Kendall Coffey: Prosecution for Terrorist Funding
Funding for the brutal operations of the so-called Islamic State, also known as ISIS, reportedly includes a million dollars a day from sales of oil taken from captured territories. The U.S. has threatened “powerful and international sanctions” against those who purchase oil from ISIS. Rather than just economic sanctions, though, consideration shall be given to criminally prosecuting the oil buyers under U.S. statutes that outlaw providing material support or resources to designated terrorist organizations such as ISIS. Some U.S. terrorism laws include exterritorial jurisdiction authorizing prosecution for entirely foreign-based conduct if there are certain U.S.-connected results. Violence toward a U.S. citizen – like those who have been cruelly murdered by ISIS – could potentially provide jurisdiction for U.S. prosecution.
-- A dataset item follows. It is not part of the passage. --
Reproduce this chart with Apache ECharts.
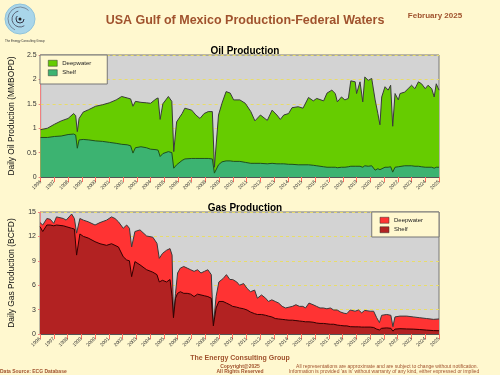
<!DOCTYPE html>
<html>
<head>
<meta charset="utf-8">
<script src="https://cdn.jsdelivr.net/npm/echarts@6/dist/echarts.min.js"></script>
<style>
  html, body { margin: 0; padding: 0; background: #FFF8CF; }
  #chart { width: 500px; height: 375px; }
</style>
</head>
<body>
<div id="chart"></div>
<script>
// oil, MMBOPD (decimal years)
const oilYears = [1996.0, 1996.5, 1997.0, 1997.5, 1998.0, 1998.4, 1998.55, 1998.67, 1998.8, 1999.1,
  1999.5, 2000.0, 2000.5, 2001.0, 2001.5, 2001.9, 2002.3, 2002.55, 2002.72, 2002.9,
  2003.3, 2003.7, 2004.0, 2004.4, 2004.55, 2004.7, 2004.9, 2005.3, 2005.55, 2005.69,
  2005.9, 2006.3, 2006.5, 2007.0, 2007.3, 2007.6, 2007.9, 2008.2, 2008.5, 2008.65,
  2008.95, 2009.2, 2009.5, 2009.8, 2010.05, 2010.5, 2010.9, 2011.3, 2011.6, 2012.0,
  2012.5, 2012.85, 2013.2, 2013.45, 2013.7, 2014.05, 2014.3, 2014.75, 2015.1, 2015.5,
  2015.85, 2016.1, 2016.6, 2016.85, 2017.2, 2017.45, 2017.6, 2017.9, 2018.15, 2018.4,
  2018.58, 2018.9, 2019.0, 2019.25, 2019.45, 2019.6, 2019.85, 2020.1, 2020.35, 2020.55,
  2020.7, 2020.83, 2021.07, 2021.3, 2021.48, 2021.63, 2021.8, 2022.04, 2022.16, 2022.5,
  2022.75, 2023.0, 2023.25, 2023.5, 2023.73, 2024.0, 2024.2, 2024.47, 2024.65, 2024.8, 2025.0];
// top of the stack (deepwater + shelf)
const oilTotal = [0.97, 1.00, 1.08, 1.15, 1.20, 1.30, 1.26, 0.93, 1.20, 1.33,
  1.38, 1.45, 1.48, 1.52, 1.58, 1.65, 1.62, 1.60, 1.45, 1.55,
  1.53, 1.52, 1.51, 1.60, 1.62, 1.18, 1.50, 1.65, 1.55, 0.52,
  1.13, 1.30, 1.41, 1.37, 1.27, 1.20, 1.30, 1.34, 1.34, 0.20,
  1.27, 1.51, 1.75, 1.72, 1.58, 1.58, 1.51, 1.34, 1.15, 1.27,
  1.16, 1.37, 1.27, 1.18, 1.27, 1.30, 1.42, 1.44, 1.41, 1.63,
  1.56, 1.61, 1.56, 1.72, 1.78, 1.71, 1.54, 1.64, 1.58, 1.61,
  1.97, 1.95, 1.71, 1.95, 1.54, 2.05, 1.98, 2.02, 1.58, 1.30,
  1.07, 1.64, 1.85, 1.78, 1.88, 1.04, 1.71, 1.58, 1.71, 1.74,
  1.81, 1.88, 1.81, 1.95, 1.91, 1.81, 1.88, 1.81, 1.64, 1.91, 1.78];
const oilShelf = [0.81, 0.81, 0.83, 0.84, 0.87, 0.88, 0.86, 0.59, 0.76, 0.77,
  0.76, 0.74, 0.73, 0.71, 0.69, 0.67, 0.66, 0.64, 0.49, 0.60,
  0.62, 0.60, 0.57, 0.56, 0.55, 0.42, 0.48, 0.52, 0.50, 0.18,
  0.25, 0.34, 0.37, 0.38, 0.38, 0.38, 0.38, 0.38, 0.37, 0.08,
  0.25, 0.31, 0.33, 0.33, 0.32, 0.32, 0.30, 0.28, 0.28, 0.28,
  0.27, 0.28, 0.27, 0.27, 0.27, 0.26, 0.26, 0.25, 0.25, 0.25,
  0.24, 0.23, 0.21, 0.20, 0.20, 0.20, 0.19, 0.20, 0.20, 0.21,
  0.22, 0.22, 0.21, 0.22, 0.20, 0.23, 0.22, 0.23, 0.14, 0.17,
  0.15, 0.19, 0.20, 0.20, 0.21, 0.10, 0.20, 0.21, 0.22, 0.23,
  0.23, 0.23, 0.22, 0.22, 0.21, 0.20, 0.20, 0.20, 0.18, 0.20, 0.20];

// gas, BCFD
const gasYears = [1996.0, 1996.2, 1996.5, 1996.75, 1997.0, 1997.2, 1997.7, 1997.9, 1998.3, 1998.5,
  1998.66, 1998.9, 1999.15, 1999.5, 2000.0, 2000.36, 2000.84, 2001.2, 2001.45, 2001.7,
  2002.05, 2002.3, 2002.5, 2002.66, 2002.9, 2003.27, 2003.75, 2004.2, 2004.5, 2004.67,
  2004.9, 2005.2, 2005.45, 2005.6, 2005.7, 2005.85, 2006.0, 2006.2, 2006.45, 2006.7,
  2006.95, 2007.2, 2007.45, 2007.7, 2007.95, 2008.2, 2008.45, 2008.6, 2008.8, 2009.0,
  2009.3, 2009.55, 2009.8, 2010.0, 2010.3, 2010.5, 2010.8, 2011.05, 2011.3, 2011.6,
  2011.8, 2012.1, 2012.4, 2012.6, 2012.85, 2013.1, 2013.35, 2013.6, 2013.85, 2014.1,
  2014.35, 2014.6, 2014.85, 2015.1, 2015.3, 2015.55, 2015.85, 2016.1, 2016.35, 2016.6,
  2016.85, 2017.1, 2017.35, 2017.6, 2017.85, 2018.1, 2018.3, 2018.55, 2018.9, 2019.15,
  2019.38, 2019.6, 2020.0, 2020.25, 2020.47, 2020.67, 2020.83, 2021.2, 2021.5, 2021.65,
  2021.8, 2022.16, 2022.65, 2023.13, 2023.6, 2024.1, 2024.6, 2025.0];
const gasTotal = [13.7, 13.4, 14.2, 14.1, 13.6, 14.4, 14.2, 14.0, 14.75, 14.2,
  12.4, 14.2, 14.0, 13.8, 13.4, 13.7, 14.0, 14.4, 14.2, 13.8,
  13.0, 13.4, 13.0, 10.7, 12.6, 12.8, 12.05, 11.9, 11.15, 9.3,
  9.9, 10.3, 10.5, 9.7, 2.3, 5.0, 7.5, 8.1, 8.3, 8.1,
  7.9, 7.7, 7.9, 7.5, 7.7, 7.9, 7.3, 1.1, 4.6, 6.4,
  6.8, 7.3, 6.7, 6.7, 6.4, 6.0, 6.2, 5.6, 5.2, 5.4,
  4.4, 4.8, 4.4, 4.0, 4.2, 4.0, 3.8, 3.4, 3.2, 3.3,
  3.4, 3.6, 3.4, 3.4, 3.2, 3.8, 3.6, 3.4, 3.2, 3.2,
  3.1, 3.2, 2.95, 2.95, 2.7, 2.55, 2.5, 2.95, 2.8, 2.95,
  2.6, 2.9, 2.8, 2.8, 2.0, 1.4, 2.3, 2.4, 2.3, 0.9,
  2.1, 2.2, 2.2, 2.1, 2.0, 1.9, 1.8, 1.85];
const gasShelf = [13.2, 12.6, 13.4, 13.4, 13.3, 13.4, 13.3, 13.2, 13.0, 12.9,
  9.7, 12.3, 12.0, 11.8, 11.35, 11.1, 10.9, 11.1, 10.9, 10.7,
  9.5, 9.1, 9.0, 7.05, 8.9, 8.5, 7.9, 7.6, 7.3, 6.4,
  6.6, 6.4, 6.7, 4.6, 2.0, 4.4, 5.0, 5.2, 5.0, 5.0,
  4.9, 4.6, 4.9, 4.8, 4.7, 4.6, 4.4, 1.0, 3.2, 4.0,
  4.0, 3.8, 3.6, 3.4, 3.3, 3.2, 3.1, 2.95, 2.7, 2.5,
  2.4, 2.4, 2.3, 2.2, 2.1, 1.9, 1.85, 1.8, 1.75, 1.7,
  1.7, 1.65, 1.6, 1.55, 1.5, 1.5, 1.45, 1.35, 1.3, 1.3,
  1.25, 1.2, 1.2, 1.1, 1.05, 1.0, 1.0, 0.9, 0.88, 0.88,
  0.85, 0.85, 0.85, 0.8, 0.6, 0.5, 0.7, 0.75, 0.7, 0.35,
  0.6, 0.65, 0.62, 0.6, 0.55, 0.48, 0.42, 0.4];

const oilTicks = [0, 2.5, 0.5];  // min, max, step
const gasTicks = [0, 15, 3];

const brown = '#A0522D';
const font = 'Arial, "Liberation Sans", sans-serif';

function pairs(xs, ys) { return xs.map((x, i) => [x, ys[i]]); }

function xAxis(gridIndex) {
  return {
    type: 'value', gridIndex, min: 1996, max: 2025, interval: 1,
    axisLine: { show: true, lineStyle: { color: '#555', width: 1 } },
    axisTick: { show: true, length: 5, lineStyle: { color: '#FF6F61' } },
    axisLabel: { rotate: 45, fontSize: 5, color: '#333', fontFamily: font, margin: 4,
      formatter: v => String(v) },
    splitLine: { show: false }
  };
}
function yAxis(gridIndex, t, name) {
  return {
    type: 'value', gridIndex, min: t[0], max: t[1], interval: t[2],
    name, nameLocation: 'middle', nameGap: 24,
    nameTextStyle: { fontSize: 8.4, color: '#111', fontFamily: font },
    axisLine: { show: true, lineStyle: { color: '#F08080', width: 1 } },
    axisTick: { show: true, length: 2, lineStyle: { color: '#F08080' } },
    axisLabel: { fontSize: 7, color: '#333', fontFamily: font, margin: 4 },
    splitLine: { show: true, lineStyle: { color: '#E8DC6A', type: [3, 3], width: 1 } }
  };
}
// total drawn first, shelf painted over it -> visible band = deepwater
function area(name, idx, data, fill, line, z) {
  return {
    name, type: 'line', xAxisIndex: idx, yAxisIndex: idx, data, z,
    symbol: 'none', showSymbol: false,
    lineStyle: { color: line, width: 1 },
    areaStyle: { color: fill, opacity: 1 },
    itemStyle: { color: fill }
  };
}

const chart = echarts.init(document.getElementById('chart'), null, { renderer: 'canvas' });

chart.setOption({
  backgroundColor: '#FFF8CF',
  animation: false,
  title: [
    { text: 'USA Gulf of Mexico Production-Federal Waters', left: 240, top: 9, textAlign: 'center',
      textStyle: { fontSize: 12.5, fontWeight: 'bold', color: brown, fontFamily: font } },
    { text: 'February 2025', left: 430, top: 7, textAlign: 'center',
      textStyle: { fontSize: 8, fontWeight: 'bold', color: brown, fontFamily: font } },
    { text: 'Oil Production', left: 240, top: 41, textAlign: 'center',
      textStyle: { fontSize: 10, fontWeight: 'bold', color: '#000', fontFamily: font } },
    { text: 'Gas Production', left: 240, top: 198, textAlign: 'center',
      textStyle: { fontSize: 10, fontWeight: 'bold', color: '#000', fontFamily: font } }
  ],
  legend: [
    { left: 40, top: 55, orient: 'vertical', itemWidth: 9, itemHeight: 6, itemGap: 3,
      padding: [5, 16, 8, 8], backgroundColor: '#FFF8CF', borderColor: '#777', borderWidth: 1,
      textStyle: { fontSize: 6, color: '#222', fontFamily: font },
      data: [
        { name: 'Deepwater', icon: 'rect', itemStyle: { color: '#66CC00', borderColor: '#333', borderWidth: 0.5 } },
        { name: 'Shelf', icon: 'rect', itemStyle: { color: '#3CB371', borderColor: '#333', borderWidth: 0.5 } }
      ] },
    { right: 61, top: 212, orient: 'vertical', itemWidth: 9, itemHeight: 6, itemGap: 3,
      padding: [5, 16, 4, 8], backgroundColor: '#FFF8CF', borderColor: '#777', borderWidth: 1,
      textStyle: { fontSize: 6, color: '#222', fontFamily: font },
      data: [
        { name: 'Deepwater', icon: 'rect', itemStyle: { color: '#FF3333', borderColor: '#333', borderWidth: 0.5 } },
        { name: 'Shelf', icon: 'rect', itemStyle: { color: '#B22222', borderColor: '#333', borderWidth: 0.5 } }
      ] }
  ],
  grid: [
    { left: 40, right: 61, top: 55, height: 122, show: true, backgroundColor: '#D3D3D3',
      borderColor: '#777', borderWidth: 1 },
    { left: 40, right: 61, top: 212, height: 122, show: true, backgroundColor: '#D3D3D3',
      borderColor: '#777', borderWidth: 1 }
  ],
  xAxis: [xAxis(0), xAxis(1)],
  yAxis: [
    yAxis(0, oilTicks, 'Daily Oil Production (MMBOPD)'),
    yAxis(1, gasTicks, 'Daily Gas Production (BCFD)')
  ],
  series: [
    area('Deepwater', 0, pairs(oilYears, oilTotal), '#66CC00', '#3A3A3A', 2),
    area('Shelf', 0, pairs(oilYears, oilShelf), '#3CB371', '#1F4F1F', 3),
    area('Deepwater', 1, pairs(gasYears, gasTotal), '#FF3333', '#3A3A3A', 2),
    area('Shelf', 1, pairs(gasYears, gasShelf), '#B22222', '#300', 3)
  ],
  graphic: [
    // logo
    { type: 'circle', shape: { cx: 20, cy: 19, r: 15 }, style: { fill: '#A9D6EA', stroke: '#8FC3DB', lineWidth: 1 } },
    { type: 'arc', shape: { cx: 20, cy: 19, r: 4, startAngle: 0, endAngle: 4 }, style: { stroke: '#334', lineWidth: 1, fill: null } },
    { type: 'arc', shape: { cx: 20, cy: 19, r: 8, startAngle: 1, endAngle: 4.5 }, style: { stroke: '#445', lineWidth: 0.8, fill: null } },
    { type: 'arc', shape: { cx: 20, cy: 19, r: 12, startAngle: 2, endAngle: 5.5 }, style: { stroke: '#556', lineWidth: 0.6, fill: null } },
    { type: 'circle', shape: { cx: 20, cy: 19, r: 1.5 }, style: { fill: '#222' } },
    { type: 'text', left: 5, top: 40, style: { text: 'The Energy Consulting Group', fontSize: 3, fill: '#333', fontFamily: font } },
    // footer
    { type: 'text', x: 240, y: 355, style: { text: 'The Energy Consulting Group', fontSize: 7, fontWeight: 'bold', fill: brown, fontFamily: font, textAlign: 'center' } },
    { type: 'text', x: 240, y: 364, style: { text: 'Copyright@2025', fontSize: 5, fontWeight: 'bold', fill: brown, fontFamily: font, textAlign: 'center' } },
    { type: 'text', x: 240, y: 369, style: { text: 'All Rights Reserved', fontSize: 5, fontWeight: 'bold', fill: brown, fontFamily: font, textAlign: 'center' } },
    { type: 'text', x: 0, y: 369, style: { text: 'Data Source: ECG Database', fontSize: 5, fontWeight: 'bold', fill: brown, fontFamily: font } },
    { type: 'text', x: 387, y: 364, style: { text: 'All representations are approximate and are subject to change without notification.', fontSize: 5, fill: brown, fontFamily: font, textAlign: 'center' } },
    { type: 'text', x: 384, y: 369, style: { text: "Information is provided 'as is' without warranty of any kind, either expressed or implied", fontSize: 5, fill: brown, fontFamily: font, textAlign: 'center' } }
  ]
});
</script>
</body>
</html>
If individuals can be identified who knowingly made oil purchases funding the terrorist agenda of ISIS, those individuals might be considered for very serious federal crimes, even though there could be complicated issues of arrest and extradition.
Past arrests and prosecution have demonstrated to the world that federal prison is no idle threat for terrorists and their financiers. If ISIS buyers can be identified in order to consider economic sanctions, they can be investigated for purposes of criminal prosecution.